— Start Stored records —

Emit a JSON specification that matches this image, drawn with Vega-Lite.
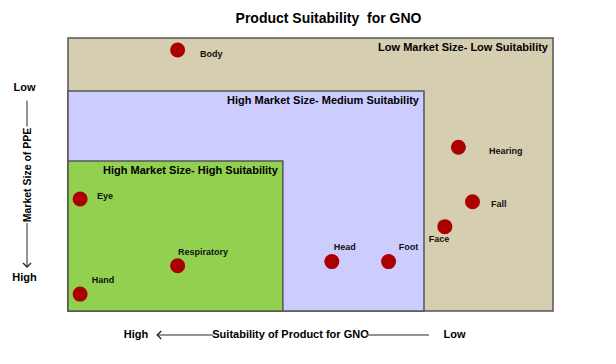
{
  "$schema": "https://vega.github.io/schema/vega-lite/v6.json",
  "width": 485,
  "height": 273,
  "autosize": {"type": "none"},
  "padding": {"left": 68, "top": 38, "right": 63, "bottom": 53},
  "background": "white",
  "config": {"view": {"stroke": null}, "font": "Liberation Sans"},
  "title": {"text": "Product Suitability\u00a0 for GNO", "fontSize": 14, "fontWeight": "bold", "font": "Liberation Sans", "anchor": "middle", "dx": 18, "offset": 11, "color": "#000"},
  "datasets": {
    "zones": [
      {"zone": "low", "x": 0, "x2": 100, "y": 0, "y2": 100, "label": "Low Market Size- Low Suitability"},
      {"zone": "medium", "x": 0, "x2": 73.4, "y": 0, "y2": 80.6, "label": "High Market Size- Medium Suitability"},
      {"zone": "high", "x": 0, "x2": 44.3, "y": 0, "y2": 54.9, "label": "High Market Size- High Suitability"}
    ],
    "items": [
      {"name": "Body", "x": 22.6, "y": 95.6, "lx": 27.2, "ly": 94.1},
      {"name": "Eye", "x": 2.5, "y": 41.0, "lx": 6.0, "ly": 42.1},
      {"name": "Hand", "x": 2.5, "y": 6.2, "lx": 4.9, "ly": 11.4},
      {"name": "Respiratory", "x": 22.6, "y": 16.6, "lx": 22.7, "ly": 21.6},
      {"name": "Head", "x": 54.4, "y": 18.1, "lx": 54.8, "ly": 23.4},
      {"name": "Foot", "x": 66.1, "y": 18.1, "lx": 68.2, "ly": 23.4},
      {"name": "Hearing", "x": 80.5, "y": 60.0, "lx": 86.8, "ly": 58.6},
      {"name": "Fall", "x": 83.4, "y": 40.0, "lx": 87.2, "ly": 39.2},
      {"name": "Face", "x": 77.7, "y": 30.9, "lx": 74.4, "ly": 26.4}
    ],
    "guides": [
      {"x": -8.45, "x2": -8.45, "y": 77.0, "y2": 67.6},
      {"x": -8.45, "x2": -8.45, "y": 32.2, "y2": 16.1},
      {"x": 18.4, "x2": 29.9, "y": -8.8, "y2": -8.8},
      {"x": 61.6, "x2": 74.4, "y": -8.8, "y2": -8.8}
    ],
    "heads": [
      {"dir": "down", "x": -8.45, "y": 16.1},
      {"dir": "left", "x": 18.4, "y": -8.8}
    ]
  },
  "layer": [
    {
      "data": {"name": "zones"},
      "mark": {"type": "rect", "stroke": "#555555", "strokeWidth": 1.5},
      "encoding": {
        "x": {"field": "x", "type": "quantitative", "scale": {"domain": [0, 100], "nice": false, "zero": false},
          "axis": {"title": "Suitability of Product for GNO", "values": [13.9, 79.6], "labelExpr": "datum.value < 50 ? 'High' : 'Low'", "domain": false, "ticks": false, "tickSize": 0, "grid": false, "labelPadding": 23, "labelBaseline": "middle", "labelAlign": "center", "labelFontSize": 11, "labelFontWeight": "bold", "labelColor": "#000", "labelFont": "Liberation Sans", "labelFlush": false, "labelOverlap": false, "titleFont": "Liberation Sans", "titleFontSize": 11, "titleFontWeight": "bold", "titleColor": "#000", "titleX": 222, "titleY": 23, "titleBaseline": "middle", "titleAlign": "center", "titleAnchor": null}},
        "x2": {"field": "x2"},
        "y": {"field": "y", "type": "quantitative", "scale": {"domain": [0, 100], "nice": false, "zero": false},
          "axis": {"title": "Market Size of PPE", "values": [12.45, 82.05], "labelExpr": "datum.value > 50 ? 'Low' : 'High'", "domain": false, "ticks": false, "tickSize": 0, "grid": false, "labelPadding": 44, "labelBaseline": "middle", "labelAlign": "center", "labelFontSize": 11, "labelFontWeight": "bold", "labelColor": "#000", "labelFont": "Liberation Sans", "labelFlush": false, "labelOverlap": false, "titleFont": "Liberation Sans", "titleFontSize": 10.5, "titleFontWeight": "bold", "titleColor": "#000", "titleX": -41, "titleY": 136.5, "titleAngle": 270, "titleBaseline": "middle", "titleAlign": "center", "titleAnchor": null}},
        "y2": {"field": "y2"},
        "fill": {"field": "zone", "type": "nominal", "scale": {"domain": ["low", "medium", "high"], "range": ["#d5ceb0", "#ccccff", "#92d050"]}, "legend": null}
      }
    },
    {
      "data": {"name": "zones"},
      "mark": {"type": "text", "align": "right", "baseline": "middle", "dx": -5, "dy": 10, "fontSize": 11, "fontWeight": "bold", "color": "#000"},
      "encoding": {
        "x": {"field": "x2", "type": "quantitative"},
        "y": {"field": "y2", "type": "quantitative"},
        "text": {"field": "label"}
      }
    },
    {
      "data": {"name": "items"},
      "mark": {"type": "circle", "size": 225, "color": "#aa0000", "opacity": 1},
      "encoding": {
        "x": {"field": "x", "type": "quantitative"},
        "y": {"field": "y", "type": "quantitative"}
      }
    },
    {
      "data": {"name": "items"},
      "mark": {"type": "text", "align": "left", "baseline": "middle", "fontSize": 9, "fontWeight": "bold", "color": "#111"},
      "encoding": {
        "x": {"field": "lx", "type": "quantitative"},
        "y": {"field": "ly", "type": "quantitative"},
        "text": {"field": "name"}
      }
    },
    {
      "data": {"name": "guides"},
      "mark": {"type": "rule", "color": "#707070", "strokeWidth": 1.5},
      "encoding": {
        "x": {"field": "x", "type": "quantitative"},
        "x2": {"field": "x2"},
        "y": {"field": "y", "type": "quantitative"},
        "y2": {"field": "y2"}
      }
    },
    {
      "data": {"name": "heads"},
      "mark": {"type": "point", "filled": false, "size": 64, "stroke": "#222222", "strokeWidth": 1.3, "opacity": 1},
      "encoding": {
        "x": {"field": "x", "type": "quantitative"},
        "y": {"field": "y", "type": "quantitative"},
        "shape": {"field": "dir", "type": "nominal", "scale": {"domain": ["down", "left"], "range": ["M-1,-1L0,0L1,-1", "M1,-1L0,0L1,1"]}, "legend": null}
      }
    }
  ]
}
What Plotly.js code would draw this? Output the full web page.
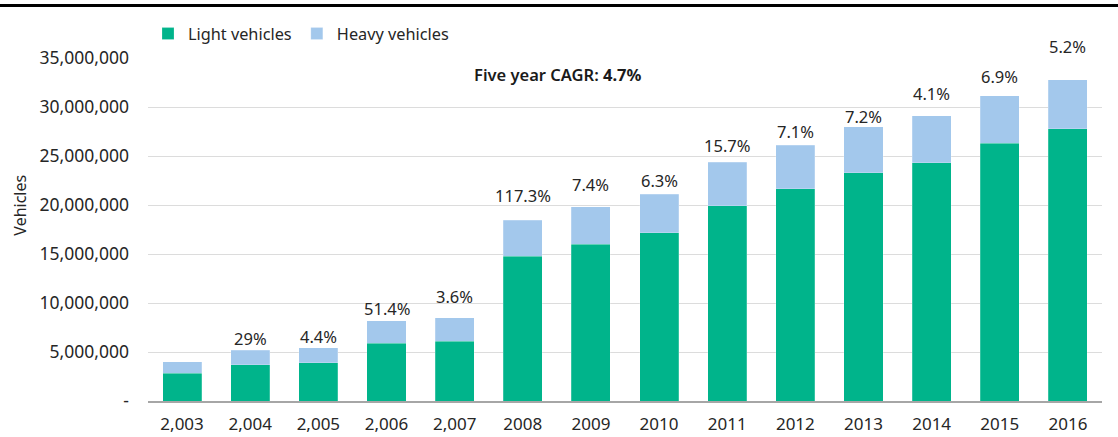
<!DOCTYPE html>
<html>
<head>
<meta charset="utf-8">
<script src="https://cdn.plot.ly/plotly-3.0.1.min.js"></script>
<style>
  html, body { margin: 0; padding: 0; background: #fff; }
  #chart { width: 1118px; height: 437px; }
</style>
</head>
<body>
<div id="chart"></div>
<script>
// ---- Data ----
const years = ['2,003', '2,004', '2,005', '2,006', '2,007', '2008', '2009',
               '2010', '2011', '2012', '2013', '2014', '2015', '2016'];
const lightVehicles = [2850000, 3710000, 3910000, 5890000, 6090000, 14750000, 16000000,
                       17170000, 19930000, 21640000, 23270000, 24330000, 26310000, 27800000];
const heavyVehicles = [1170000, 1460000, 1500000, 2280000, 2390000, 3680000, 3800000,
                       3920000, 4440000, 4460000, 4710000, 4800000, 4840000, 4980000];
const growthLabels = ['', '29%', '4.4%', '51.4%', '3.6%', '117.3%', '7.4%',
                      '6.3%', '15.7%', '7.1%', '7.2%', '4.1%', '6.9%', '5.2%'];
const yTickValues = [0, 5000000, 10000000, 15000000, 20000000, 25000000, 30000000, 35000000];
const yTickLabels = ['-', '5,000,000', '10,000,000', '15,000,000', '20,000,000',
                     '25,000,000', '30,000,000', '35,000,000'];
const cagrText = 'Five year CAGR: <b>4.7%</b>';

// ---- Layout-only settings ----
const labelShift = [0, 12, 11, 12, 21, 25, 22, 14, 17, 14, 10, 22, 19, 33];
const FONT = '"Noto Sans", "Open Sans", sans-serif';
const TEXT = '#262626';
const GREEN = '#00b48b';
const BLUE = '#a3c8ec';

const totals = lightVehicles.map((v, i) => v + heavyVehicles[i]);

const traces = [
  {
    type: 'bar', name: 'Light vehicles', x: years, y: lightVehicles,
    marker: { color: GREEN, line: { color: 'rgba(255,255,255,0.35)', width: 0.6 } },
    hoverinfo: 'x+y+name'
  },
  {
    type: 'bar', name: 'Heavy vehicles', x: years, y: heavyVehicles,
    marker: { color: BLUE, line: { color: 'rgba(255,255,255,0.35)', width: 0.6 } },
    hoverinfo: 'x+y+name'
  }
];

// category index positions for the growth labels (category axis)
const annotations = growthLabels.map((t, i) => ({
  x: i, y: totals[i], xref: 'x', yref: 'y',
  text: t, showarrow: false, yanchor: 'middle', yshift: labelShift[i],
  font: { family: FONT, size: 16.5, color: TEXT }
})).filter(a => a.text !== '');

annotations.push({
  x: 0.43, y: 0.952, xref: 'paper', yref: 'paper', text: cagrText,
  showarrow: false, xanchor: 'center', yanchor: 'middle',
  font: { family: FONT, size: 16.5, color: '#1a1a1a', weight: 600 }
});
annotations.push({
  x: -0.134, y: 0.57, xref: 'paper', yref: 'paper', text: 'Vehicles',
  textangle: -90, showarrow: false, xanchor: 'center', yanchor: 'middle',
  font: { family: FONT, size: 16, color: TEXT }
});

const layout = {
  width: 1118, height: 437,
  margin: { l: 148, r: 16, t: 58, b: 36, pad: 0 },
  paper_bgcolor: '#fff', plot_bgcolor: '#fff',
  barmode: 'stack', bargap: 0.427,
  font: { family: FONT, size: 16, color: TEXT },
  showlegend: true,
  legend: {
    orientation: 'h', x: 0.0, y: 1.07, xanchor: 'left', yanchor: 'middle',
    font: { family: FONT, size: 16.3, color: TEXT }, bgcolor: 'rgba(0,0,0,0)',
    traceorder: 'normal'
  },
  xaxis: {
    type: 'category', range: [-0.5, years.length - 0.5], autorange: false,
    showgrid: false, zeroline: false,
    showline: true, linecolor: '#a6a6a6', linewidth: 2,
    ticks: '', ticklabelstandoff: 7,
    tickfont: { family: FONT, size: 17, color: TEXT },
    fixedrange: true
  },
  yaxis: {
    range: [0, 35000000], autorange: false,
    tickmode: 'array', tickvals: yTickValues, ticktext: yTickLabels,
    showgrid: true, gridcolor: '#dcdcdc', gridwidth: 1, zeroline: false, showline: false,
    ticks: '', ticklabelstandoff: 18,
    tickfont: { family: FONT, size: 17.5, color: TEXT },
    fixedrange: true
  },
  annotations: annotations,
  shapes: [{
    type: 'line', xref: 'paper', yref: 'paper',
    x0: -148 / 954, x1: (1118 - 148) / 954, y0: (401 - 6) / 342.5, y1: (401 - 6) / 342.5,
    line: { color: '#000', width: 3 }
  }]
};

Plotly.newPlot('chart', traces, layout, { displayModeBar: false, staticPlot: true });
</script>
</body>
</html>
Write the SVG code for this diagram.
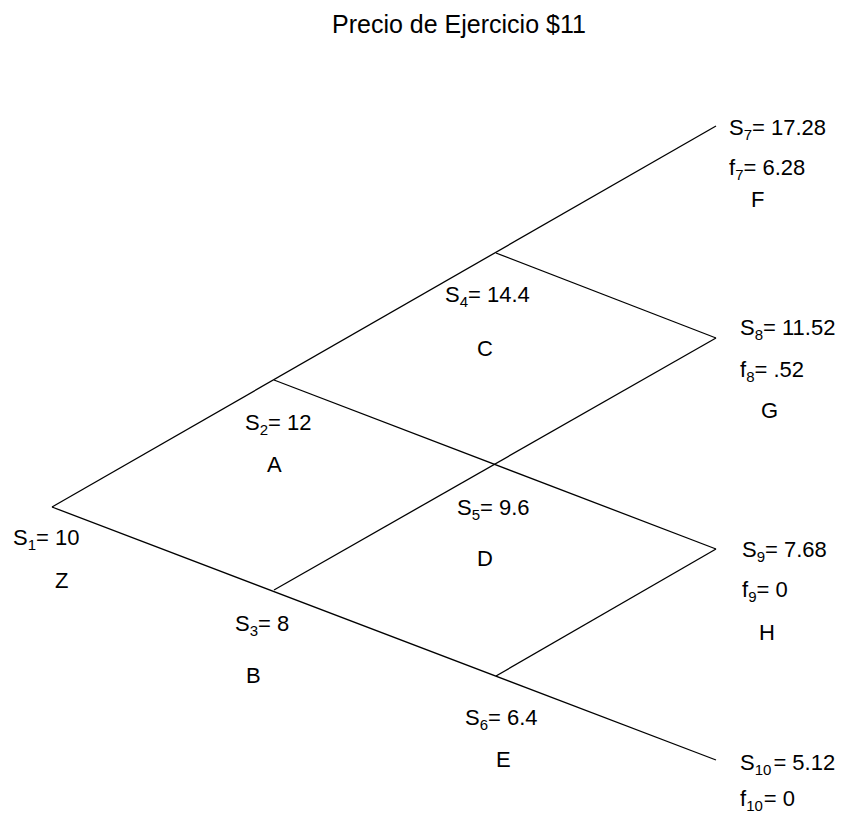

— End Stored records —

What you should do -
Exclude any pictures, and restate word for word the lines from the one containing "What Plotly.js code" through the one containing "const cagrText = 'Five", both included.

Exercise response -
What Plotly.js code would draw this? Output the full web page.
<!DOCTYPE html>
<html>
<head>
<meta charset="utf-8">
<script src="https://cdn.plot.ly/plotly-3.0.1.min.js"></script>
<style>
  html, body { margin: 0; padding: 0; background: #fff; }
  #chart { width: 1118px; height: 437px; }
</style>
</head>
<body>
<div id="chart"></div>
<script>
// ---- Data ----
const years = ['2,003', '2,004', '2,005', '2,006', '2,007', '2008', '2009',
               '2010', '2011', '2012', '2013', '2014', '2015', '2016'];
const lightVehicles = [2850000, 3710000, 3910000, 5890000, 6090000, 14750000, 16000000,
                       17170000, 19930000, 21640000, 23270000, 24330000, 26310000, 27800000];
const heavyVehicles = [1170000, 1460000, 1500000, 2280000, 2390000, 3680000, 3800000,
                       3920000, 4440000, 4460000, 4710000, 4800000, 4840000, 4980000];
const growthLabels = ['', '29%', '4.4%', '51.4%', '3.6%', '117.3%', '7.4%',
                      '6.3%', '15.7%', '7.1%', '7.2%', '4.1%', '6.9%', '5.2%'];
const yTickValues = [0, 5000000, 10000000, 15000000, 20000000, 25000000, 30000000, 35000000];
const yTickLabels = ['-', '5,000,000', '10,000,000', '15,000,000', '20,000,000',
                     '25,000,000', '30,000,000', '35,000,000'];
const cagrText = 'Five year CAGR: <b>4.7%</b>';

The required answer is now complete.